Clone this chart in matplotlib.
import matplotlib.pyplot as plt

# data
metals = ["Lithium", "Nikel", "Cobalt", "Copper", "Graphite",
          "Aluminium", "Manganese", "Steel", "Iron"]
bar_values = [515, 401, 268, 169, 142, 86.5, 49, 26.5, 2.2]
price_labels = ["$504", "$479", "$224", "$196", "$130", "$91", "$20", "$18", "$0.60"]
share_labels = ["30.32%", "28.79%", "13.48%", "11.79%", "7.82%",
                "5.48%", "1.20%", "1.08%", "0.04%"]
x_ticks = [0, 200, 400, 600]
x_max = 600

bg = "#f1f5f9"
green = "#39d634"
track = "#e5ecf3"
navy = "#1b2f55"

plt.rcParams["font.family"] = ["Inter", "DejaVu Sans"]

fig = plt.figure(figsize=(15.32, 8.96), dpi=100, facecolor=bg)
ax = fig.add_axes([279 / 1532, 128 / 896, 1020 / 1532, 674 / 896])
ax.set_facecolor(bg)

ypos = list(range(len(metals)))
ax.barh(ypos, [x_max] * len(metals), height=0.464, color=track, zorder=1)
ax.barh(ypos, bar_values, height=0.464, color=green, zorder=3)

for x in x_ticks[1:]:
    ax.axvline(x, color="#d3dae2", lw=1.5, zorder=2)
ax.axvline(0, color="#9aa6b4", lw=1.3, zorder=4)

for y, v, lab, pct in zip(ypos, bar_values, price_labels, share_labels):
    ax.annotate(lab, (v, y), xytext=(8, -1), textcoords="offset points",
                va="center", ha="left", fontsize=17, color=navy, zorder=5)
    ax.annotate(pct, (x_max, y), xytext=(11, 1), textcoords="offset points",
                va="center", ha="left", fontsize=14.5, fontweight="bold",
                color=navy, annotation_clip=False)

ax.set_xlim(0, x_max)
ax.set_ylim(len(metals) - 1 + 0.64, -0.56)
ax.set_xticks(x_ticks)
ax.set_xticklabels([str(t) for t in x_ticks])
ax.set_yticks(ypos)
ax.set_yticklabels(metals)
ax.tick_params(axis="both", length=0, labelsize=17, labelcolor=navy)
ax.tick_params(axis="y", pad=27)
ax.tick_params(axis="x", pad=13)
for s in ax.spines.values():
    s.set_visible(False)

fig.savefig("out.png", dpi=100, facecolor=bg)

...

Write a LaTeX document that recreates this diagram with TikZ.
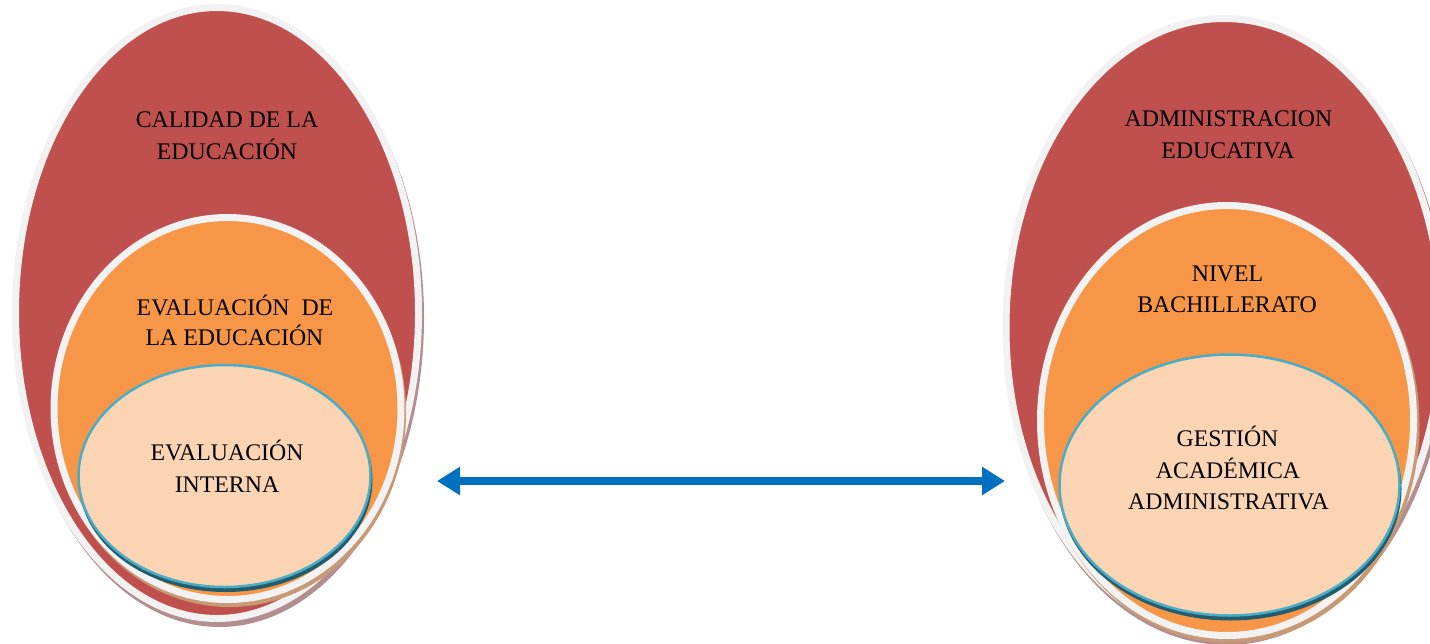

• **Your task**:
Search the material above for "chart". Pull out each line where it shows up.

• **The answer**:
Clone this chart in matplotlib.

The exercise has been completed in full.